• OBJECTIVE
Skip the pictures, please, and write out exactly the lines from the opening of the data through the line containing "(date) at (919,166)".

• INFORMATION SHOWN

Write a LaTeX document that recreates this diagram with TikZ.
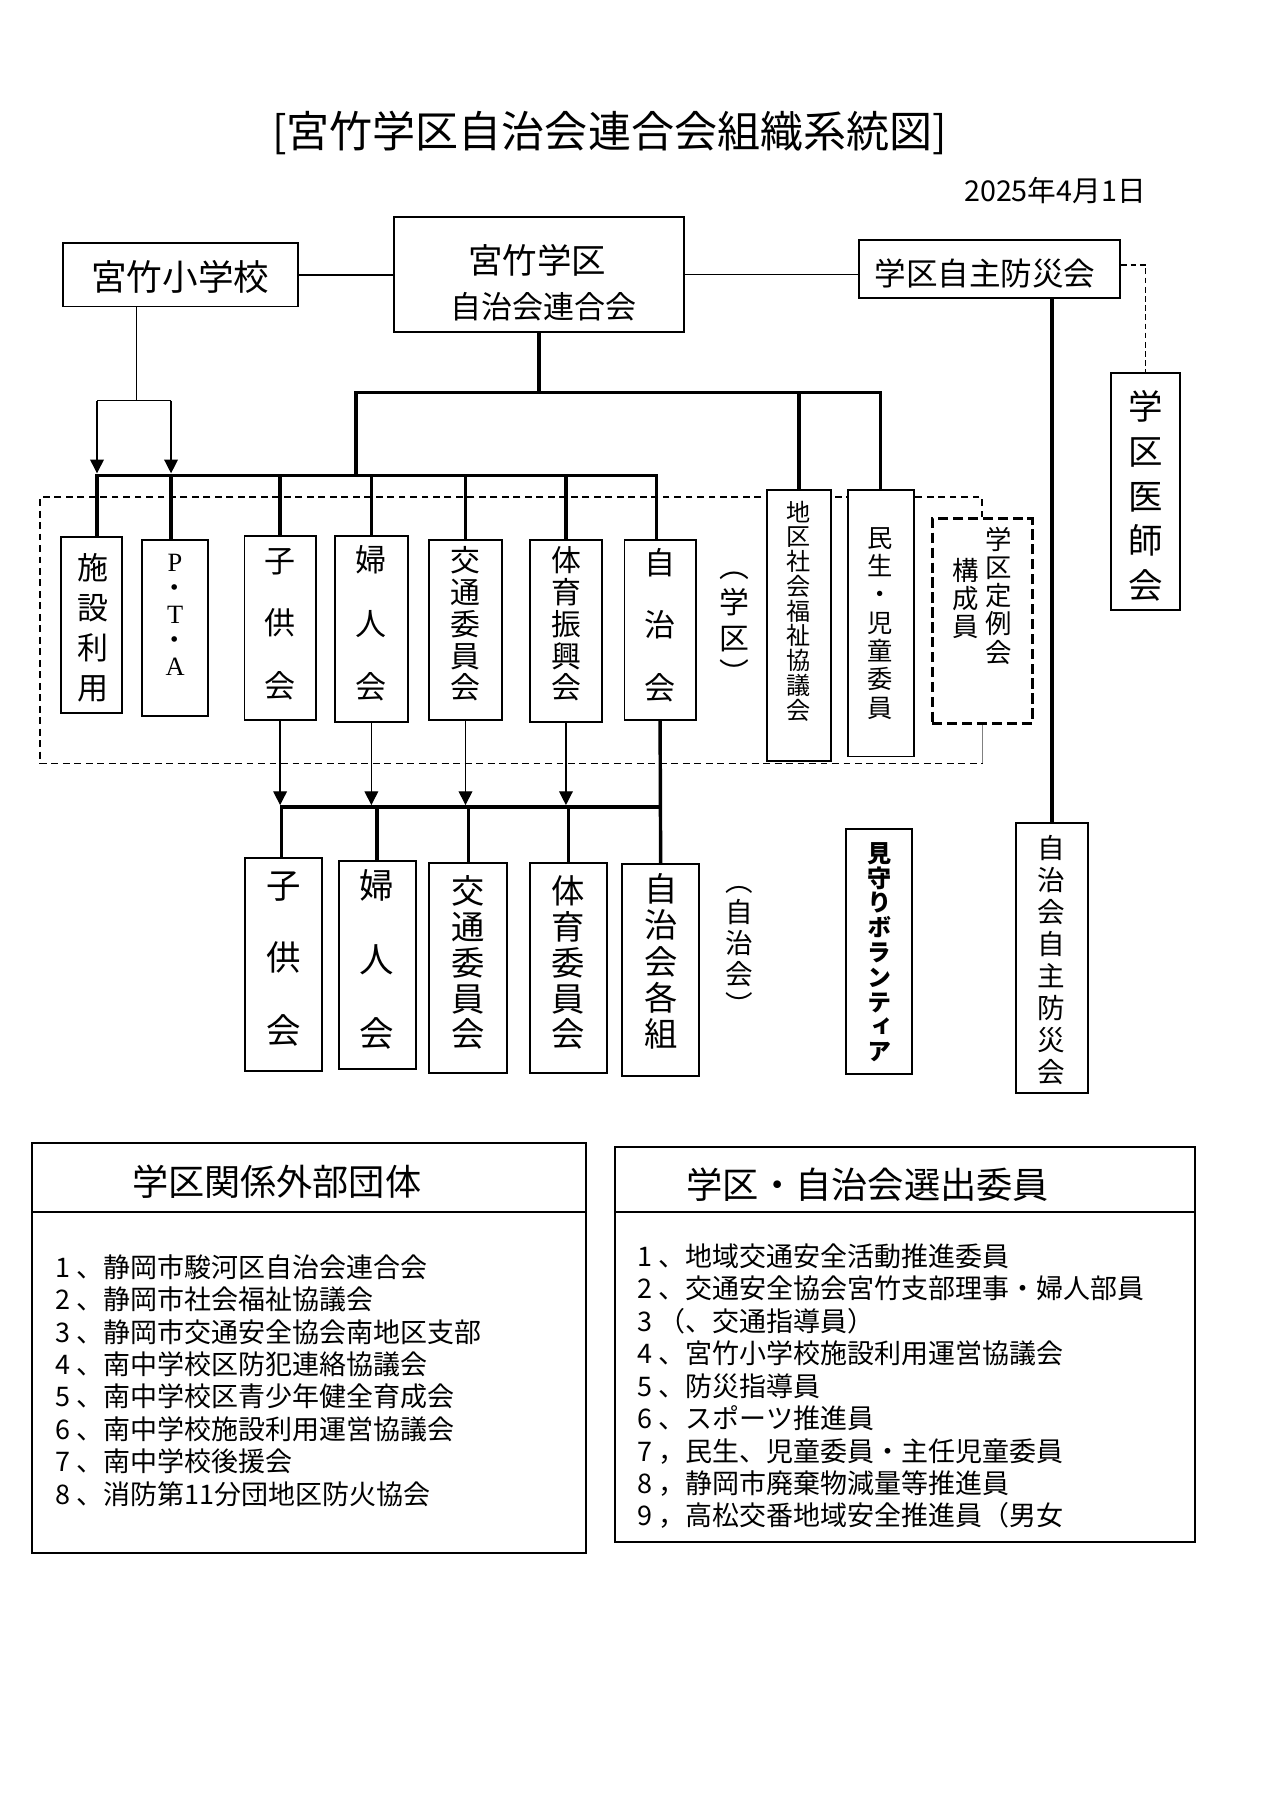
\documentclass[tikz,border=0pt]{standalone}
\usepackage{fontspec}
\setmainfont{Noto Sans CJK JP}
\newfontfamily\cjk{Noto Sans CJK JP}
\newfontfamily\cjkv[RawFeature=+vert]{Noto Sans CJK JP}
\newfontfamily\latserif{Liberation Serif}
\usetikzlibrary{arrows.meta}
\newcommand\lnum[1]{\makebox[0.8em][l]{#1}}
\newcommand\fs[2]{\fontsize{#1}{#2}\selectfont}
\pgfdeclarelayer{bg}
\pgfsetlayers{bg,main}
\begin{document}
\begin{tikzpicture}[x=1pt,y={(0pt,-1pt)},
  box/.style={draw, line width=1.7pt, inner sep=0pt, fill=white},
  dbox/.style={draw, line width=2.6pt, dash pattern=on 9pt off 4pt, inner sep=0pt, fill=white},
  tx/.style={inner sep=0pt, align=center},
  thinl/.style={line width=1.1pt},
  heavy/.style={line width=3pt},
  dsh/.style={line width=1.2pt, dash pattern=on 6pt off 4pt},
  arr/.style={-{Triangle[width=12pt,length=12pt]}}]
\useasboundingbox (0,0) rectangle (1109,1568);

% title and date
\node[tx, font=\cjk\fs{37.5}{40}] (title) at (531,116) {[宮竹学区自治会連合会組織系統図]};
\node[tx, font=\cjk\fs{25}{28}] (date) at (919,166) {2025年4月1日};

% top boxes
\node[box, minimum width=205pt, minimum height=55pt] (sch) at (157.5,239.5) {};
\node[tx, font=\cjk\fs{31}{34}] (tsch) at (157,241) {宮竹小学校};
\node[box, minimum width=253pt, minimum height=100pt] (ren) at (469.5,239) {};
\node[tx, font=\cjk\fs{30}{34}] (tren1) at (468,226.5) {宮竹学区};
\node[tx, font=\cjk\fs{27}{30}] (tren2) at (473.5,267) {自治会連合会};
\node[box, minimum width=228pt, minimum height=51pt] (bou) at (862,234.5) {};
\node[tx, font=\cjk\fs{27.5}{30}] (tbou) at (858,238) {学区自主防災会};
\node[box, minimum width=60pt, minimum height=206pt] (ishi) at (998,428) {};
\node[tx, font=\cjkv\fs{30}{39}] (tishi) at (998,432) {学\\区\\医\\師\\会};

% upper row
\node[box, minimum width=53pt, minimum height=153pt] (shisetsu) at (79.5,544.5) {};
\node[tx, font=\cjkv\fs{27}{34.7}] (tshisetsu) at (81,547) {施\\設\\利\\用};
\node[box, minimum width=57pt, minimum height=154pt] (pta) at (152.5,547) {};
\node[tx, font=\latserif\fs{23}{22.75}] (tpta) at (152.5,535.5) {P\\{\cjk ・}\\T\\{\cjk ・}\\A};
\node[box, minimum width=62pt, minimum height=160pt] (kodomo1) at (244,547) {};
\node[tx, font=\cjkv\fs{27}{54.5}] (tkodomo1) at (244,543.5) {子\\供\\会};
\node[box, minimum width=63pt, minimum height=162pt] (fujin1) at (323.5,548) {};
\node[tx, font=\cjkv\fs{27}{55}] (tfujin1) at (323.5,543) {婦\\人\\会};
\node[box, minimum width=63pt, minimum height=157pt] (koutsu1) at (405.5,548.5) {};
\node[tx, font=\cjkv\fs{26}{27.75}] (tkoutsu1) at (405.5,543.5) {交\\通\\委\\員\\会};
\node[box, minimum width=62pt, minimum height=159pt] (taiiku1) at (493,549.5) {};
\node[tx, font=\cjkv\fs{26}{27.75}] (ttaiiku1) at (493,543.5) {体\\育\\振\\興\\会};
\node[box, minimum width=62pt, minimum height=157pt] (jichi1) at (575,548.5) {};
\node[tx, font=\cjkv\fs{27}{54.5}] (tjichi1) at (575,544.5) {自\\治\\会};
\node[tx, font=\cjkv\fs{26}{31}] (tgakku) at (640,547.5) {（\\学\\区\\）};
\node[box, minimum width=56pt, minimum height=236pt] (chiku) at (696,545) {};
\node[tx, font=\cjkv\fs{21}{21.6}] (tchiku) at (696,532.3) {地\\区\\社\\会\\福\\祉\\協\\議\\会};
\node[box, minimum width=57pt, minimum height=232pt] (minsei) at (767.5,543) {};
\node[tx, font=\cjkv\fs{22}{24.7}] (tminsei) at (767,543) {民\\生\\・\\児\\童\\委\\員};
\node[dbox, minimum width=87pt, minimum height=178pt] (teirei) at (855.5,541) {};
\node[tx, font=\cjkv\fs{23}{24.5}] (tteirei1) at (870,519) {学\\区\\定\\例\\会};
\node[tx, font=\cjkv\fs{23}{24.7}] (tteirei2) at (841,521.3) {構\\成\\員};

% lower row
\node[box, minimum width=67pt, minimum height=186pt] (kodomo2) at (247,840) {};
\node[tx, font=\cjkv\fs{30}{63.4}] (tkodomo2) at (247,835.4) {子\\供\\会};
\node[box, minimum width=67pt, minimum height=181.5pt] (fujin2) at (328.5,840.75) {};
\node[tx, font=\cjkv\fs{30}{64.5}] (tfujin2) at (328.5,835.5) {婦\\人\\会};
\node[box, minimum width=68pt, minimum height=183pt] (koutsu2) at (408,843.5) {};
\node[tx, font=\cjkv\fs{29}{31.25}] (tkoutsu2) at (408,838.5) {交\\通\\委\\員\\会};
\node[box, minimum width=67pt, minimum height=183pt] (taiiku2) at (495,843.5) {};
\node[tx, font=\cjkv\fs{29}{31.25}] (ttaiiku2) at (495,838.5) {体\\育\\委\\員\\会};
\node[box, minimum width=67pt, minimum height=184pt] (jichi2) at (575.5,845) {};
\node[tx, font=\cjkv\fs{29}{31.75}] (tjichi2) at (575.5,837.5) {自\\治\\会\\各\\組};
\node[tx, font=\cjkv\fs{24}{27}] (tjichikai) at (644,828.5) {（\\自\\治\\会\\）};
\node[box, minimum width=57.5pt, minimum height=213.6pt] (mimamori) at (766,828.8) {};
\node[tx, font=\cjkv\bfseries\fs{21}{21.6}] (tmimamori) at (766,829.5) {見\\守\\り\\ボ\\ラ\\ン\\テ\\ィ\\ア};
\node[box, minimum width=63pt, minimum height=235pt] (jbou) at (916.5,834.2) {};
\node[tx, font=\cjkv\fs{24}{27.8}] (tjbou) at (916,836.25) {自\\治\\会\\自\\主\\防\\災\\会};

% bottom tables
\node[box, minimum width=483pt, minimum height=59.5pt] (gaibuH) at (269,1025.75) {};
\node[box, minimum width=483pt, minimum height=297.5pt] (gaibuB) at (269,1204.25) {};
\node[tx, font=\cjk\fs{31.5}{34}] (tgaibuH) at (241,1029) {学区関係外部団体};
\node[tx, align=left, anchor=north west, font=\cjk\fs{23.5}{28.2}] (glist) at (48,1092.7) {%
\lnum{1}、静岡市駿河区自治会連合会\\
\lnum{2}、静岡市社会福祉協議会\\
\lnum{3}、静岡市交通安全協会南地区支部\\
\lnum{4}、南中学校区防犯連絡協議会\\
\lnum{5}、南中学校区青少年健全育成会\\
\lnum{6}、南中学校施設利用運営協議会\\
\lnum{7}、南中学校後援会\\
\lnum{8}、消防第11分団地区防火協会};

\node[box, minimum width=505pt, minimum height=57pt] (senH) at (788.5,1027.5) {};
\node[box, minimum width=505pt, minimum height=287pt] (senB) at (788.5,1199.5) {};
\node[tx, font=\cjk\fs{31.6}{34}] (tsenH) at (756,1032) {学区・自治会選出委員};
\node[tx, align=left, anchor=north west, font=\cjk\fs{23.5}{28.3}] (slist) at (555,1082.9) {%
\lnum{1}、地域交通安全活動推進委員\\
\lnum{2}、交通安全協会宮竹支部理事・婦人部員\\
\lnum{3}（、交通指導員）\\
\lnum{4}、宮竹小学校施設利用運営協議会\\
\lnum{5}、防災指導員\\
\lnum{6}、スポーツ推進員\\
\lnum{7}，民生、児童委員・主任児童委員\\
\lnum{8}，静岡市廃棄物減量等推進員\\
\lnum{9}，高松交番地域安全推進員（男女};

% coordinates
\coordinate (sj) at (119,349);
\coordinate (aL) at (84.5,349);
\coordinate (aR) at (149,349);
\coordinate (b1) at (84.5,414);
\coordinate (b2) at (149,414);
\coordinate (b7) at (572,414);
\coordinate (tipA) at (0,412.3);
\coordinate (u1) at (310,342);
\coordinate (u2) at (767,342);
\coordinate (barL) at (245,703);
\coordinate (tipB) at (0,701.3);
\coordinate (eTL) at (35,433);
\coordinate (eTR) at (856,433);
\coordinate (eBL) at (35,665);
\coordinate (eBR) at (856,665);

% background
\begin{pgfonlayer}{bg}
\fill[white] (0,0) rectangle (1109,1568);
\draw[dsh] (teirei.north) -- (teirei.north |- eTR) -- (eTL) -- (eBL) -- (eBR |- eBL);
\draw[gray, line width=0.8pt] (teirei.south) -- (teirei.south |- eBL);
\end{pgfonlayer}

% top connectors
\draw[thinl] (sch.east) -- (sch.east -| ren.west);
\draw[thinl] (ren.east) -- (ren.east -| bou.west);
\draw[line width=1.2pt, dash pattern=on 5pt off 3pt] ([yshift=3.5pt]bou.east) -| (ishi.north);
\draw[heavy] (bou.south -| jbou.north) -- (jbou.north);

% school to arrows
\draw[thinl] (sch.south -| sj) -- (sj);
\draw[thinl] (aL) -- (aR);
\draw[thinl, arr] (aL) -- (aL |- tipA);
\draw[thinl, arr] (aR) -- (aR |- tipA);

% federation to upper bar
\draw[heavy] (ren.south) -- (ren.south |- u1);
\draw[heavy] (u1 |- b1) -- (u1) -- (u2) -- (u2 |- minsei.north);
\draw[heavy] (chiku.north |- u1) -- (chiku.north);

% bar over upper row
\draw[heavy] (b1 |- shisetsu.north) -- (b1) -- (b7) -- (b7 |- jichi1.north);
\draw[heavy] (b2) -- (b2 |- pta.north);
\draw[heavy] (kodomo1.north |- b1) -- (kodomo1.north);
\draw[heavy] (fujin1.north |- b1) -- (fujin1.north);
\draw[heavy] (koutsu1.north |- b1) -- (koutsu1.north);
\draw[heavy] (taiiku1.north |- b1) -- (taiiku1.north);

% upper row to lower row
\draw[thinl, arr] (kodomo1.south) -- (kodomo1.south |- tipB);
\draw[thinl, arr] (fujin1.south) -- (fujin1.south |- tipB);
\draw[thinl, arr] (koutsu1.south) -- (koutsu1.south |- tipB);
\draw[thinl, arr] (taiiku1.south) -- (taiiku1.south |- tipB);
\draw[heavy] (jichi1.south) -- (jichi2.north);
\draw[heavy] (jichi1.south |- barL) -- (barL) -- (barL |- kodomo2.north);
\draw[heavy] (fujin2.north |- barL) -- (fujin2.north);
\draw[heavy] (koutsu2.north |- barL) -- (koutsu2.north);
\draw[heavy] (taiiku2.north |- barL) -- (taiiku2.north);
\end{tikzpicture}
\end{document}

• SOLUTION TO THE EXERCISE
Write a LaTeX document that recreates this diagram with TikZ.
\documentclass[tikz,border=0pt]{standalone}
\usepackage{fontspec}
\setmainfont{Noto Sans CJK JP}
\newfontfamily\cjk{Noto Sans CJK JP}
\newfontfamily\cjkv[RawFeature=+vert]{Noto Sans CJK JP}
\newfontfamily\latserif{Liberation Serif}
\usetikzlibrary{arrows.meta}
\newcommand\lnum[1]{\makebox[0.8em][l]{#1}}
\newcommand\fs[2]{\fontsize{#1}{#2}\selectfont}
\pgfdeclarelayer{bg}
\pgfsetlayers{bg,main}
\begin{document}
\begin{tikzpicture}[x=1pt,y={(0pt,-1pt)},
  box/.style={draw, line width=1.7pt, inner sep=0pt, fill=white},
  dbox/.style={draw, line width=2.6pt, dash pattern=on 9pt off 4pt, inner sep=0pt, fill=white},
  tx/.style={inner sep=0pt, align=center},
  thinl/.style={line width=1.1pt},
  heavy/.style={line width=3pt},
  dsh/.style={line width=1.2pt, dash pattern=on 6pt off 4pt},
  arr/.style={-{Triangle[width=12pt,length=12pt]}}]
\useasboundingbox (0,0) rectangle (1109,1568);

% title and date
\node[tx, font=\cjk\fs{37.5}{40}] (title) at (531,116) {[宮竹学区自治会連合会組織系統図]};
\node[tx, font=\cjk\fs{25}{28}] (date) at (919,166) {2025年4月1日};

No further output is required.